Beyond the Personal Loan: Alternative Credit Avenues
An unsecured credit line with a draw‑down feature can work better for expenses that unfold over several months, such as phased rental payments. DBS Cashline and Citibank Ready Credit now approve EP holders with a minimum annual income of S$40,000, providing a credit limit of up to 2 times monthly salary at an EIR of 20% to 28% if the balance is not rolled into a fixed‑rate plan. For sums below S$10,000, peer‑to‑peer platforms like Funding Societies accept EP holders with a 6‑month work history and fund from institutional investors; average EIR ranges from 10% to 16% for a 12‑month term. Balance‑transfer promotions with 0% interest for 6 to 12 months remain available but require a prompt lump‑sum repayment at the end of the promo window, a liquidity mismatch many EP holders struggle with.

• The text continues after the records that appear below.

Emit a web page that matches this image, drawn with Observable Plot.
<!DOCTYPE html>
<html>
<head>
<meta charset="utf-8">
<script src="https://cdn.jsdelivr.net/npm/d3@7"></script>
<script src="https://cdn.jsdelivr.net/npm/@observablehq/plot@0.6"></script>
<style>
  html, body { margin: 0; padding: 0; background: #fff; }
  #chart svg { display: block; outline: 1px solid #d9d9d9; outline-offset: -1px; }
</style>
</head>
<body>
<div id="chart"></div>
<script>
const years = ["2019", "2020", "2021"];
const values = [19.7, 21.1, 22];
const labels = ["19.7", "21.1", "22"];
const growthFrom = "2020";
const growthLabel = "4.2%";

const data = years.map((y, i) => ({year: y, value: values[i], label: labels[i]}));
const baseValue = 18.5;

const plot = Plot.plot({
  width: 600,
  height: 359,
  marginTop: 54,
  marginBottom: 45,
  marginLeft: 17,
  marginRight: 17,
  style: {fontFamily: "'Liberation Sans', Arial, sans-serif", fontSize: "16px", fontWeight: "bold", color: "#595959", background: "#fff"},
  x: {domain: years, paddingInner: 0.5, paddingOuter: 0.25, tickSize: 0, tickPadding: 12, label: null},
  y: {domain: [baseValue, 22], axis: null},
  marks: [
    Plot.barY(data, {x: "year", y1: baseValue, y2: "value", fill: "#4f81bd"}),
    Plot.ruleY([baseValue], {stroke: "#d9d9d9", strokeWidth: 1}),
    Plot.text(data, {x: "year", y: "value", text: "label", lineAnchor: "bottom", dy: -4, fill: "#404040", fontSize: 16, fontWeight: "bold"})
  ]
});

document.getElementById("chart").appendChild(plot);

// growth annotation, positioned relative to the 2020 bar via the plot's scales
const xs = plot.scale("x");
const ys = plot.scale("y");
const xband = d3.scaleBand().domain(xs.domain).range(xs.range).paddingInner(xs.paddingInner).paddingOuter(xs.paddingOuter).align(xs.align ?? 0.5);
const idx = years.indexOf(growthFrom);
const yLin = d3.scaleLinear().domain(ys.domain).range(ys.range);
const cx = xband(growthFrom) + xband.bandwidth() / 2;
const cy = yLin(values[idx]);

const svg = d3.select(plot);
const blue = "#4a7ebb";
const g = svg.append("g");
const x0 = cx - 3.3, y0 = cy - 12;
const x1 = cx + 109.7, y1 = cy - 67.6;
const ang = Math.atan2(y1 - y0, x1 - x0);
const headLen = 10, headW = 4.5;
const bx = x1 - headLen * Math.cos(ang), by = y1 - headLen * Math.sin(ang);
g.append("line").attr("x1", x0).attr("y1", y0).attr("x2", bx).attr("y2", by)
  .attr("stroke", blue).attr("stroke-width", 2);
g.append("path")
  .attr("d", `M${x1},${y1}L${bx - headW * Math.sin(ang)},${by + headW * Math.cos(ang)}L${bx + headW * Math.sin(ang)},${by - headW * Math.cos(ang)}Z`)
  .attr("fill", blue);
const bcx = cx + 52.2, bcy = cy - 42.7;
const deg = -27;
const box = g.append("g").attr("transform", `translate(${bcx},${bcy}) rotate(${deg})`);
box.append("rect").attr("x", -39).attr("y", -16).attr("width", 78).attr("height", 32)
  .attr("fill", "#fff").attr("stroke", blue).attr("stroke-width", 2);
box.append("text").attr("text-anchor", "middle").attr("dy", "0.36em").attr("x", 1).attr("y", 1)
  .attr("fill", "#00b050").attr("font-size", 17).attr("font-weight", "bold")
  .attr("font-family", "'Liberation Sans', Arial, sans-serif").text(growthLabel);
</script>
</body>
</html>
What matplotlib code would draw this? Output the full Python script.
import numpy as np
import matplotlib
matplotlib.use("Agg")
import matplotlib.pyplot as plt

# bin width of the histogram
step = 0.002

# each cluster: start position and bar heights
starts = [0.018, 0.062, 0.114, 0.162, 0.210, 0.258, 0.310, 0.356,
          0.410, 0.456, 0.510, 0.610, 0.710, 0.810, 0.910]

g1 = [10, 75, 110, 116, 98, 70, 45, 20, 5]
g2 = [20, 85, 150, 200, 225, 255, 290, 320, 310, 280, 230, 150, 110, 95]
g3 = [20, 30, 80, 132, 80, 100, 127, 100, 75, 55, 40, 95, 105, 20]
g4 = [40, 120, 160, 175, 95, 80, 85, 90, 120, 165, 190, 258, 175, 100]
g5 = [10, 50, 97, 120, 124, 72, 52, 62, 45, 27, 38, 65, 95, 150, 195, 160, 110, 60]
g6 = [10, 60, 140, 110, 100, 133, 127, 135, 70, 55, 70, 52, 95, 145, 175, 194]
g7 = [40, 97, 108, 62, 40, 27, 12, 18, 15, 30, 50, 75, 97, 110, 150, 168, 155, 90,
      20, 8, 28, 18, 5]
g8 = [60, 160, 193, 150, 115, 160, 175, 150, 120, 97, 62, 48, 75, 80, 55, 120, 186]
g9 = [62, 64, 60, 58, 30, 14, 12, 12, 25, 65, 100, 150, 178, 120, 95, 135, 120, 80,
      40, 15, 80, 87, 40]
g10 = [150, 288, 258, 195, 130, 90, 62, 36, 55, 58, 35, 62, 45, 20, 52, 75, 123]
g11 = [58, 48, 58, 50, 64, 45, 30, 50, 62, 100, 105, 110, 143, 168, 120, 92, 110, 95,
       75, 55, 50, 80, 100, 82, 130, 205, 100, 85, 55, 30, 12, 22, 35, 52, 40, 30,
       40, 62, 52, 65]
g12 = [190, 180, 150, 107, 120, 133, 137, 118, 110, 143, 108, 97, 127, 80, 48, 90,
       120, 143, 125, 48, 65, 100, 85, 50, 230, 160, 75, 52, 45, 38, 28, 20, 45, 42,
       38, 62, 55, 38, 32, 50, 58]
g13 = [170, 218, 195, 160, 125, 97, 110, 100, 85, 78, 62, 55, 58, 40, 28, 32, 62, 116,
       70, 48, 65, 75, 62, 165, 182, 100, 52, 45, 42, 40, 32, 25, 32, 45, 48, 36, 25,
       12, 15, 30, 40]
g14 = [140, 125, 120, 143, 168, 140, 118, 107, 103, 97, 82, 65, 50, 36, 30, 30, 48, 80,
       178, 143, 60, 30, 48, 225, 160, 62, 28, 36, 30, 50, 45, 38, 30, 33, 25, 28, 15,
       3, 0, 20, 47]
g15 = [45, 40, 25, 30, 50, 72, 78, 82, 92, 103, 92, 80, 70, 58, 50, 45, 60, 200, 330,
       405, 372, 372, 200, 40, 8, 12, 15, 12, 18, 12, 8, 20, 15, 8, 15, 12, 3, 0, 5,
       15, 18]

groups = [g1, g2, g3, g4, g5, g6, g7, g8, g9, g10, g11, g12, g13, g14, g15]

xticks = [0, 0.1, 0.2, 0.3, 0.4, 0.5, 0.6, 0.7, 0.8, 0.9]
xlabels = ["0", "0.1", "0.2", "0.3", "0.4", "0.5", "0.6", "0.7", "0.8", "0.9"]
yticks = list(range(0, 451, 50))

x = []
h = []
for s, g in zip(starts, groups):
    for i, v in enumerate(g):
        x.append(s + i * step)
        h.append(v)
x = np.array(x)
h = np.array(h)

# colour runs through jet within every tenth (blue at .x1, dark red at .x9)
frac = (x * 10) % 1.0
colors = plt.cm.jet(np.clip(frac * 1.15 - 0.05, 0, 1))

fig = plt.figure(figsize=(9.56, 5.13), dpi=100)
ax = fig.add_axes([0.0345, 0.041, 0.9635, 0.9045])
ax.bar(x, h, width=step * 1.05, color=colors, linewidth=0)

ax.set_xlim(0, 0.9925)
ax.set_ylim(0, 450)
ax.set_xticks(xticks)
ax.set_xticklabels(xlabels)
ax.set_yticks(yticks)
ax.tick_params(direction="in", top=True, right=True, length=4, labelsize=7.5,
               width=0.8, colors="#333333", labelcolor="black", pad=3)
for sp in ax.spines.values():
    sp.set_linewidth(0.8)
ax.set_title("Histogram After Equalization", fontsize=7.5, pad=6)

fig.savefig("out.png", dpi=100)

Application Optimization: How to Secure Approval in 2026
A credit report that is at least six months old and contains a utility or postpaid mobile contract paid on time increases the approval probability by 27%, according to Experian’s 2026 score‑model release. Time the application for when an EP renewal has just been approved, resetting the validity clock to the maximum. Choose a loan tenor that keeps the monthly obligation below 35% of gross income; applications breaching this debt‑service ratio are flagged for manual review and delayed. If the S$42,000 income floor is not met, consider applying jointly with a spouse who holds a Dependent’s Pass and has a letter of consent to work; two lenders now offer joint‑applicant facilities that pool incomes to reach the threshold.
FAQ
What is the maximum personal loan an EP holder earning S$5,000 per month can borrow?
Most banks cap the facility at 4 times monthly salary, so the maximum principal is S$20,000. The MAS aggregate unsecured limit of 12 times monthly income (S$60,000 in this case) applies across all interest‑bearing unsecured debt. If the borrower already carries S$15,000 in credit‑card balances, the room for a new personal loan shrinks to S$45,000, but the per‑bank cap of S$20,000 will still bind.
Can an EP holder with 9 months left on the pass qualify for a loan?
Traditional banks require a minimum of 12 months of EP validity. A 2026 pilot by Trust Bank, however, accepts 6 months’ residual validity for applicants earning at least S$5,000 per month, but the advertised flat rate rises by 3.0 percentage points, translating to an EIR that can exceed 15%. Such loans are better suited for bridging needs with a clear end‑date.
How does the MAS borrowing cap affect an EP holder’s application?
For annual incomes below S$120,000, total interest‑bearing unsecured debt across all lenders cannot exceed 12 times monthly income. Before applying, obtain a consolidated credit report from Credit Bureau Singapore to check existing utilisation. Exceeding the cap triggers a system‑wide rejection that suppresses the credit score by up to 60 points, making any subsequent application more difficult for six months.
References
- Monetary Authority of Singapore, Revised Unsecured Credit Rules and Expat Borrower Data, 2026
- Ministry of Manpower, Employment Pass Holder Statistics Q2 2026
- Experian Singapore, Consumer Lending Behaviour Report: Non‑Resident Segment, 2026
- DBS Bank, Personal Loan Product Fact Sheet for EP Holders, January 2026
- Credit Bureau Singapore, Credit Score Benchmarks for Foreign Workers, 2026
This article does not constitute financial advice.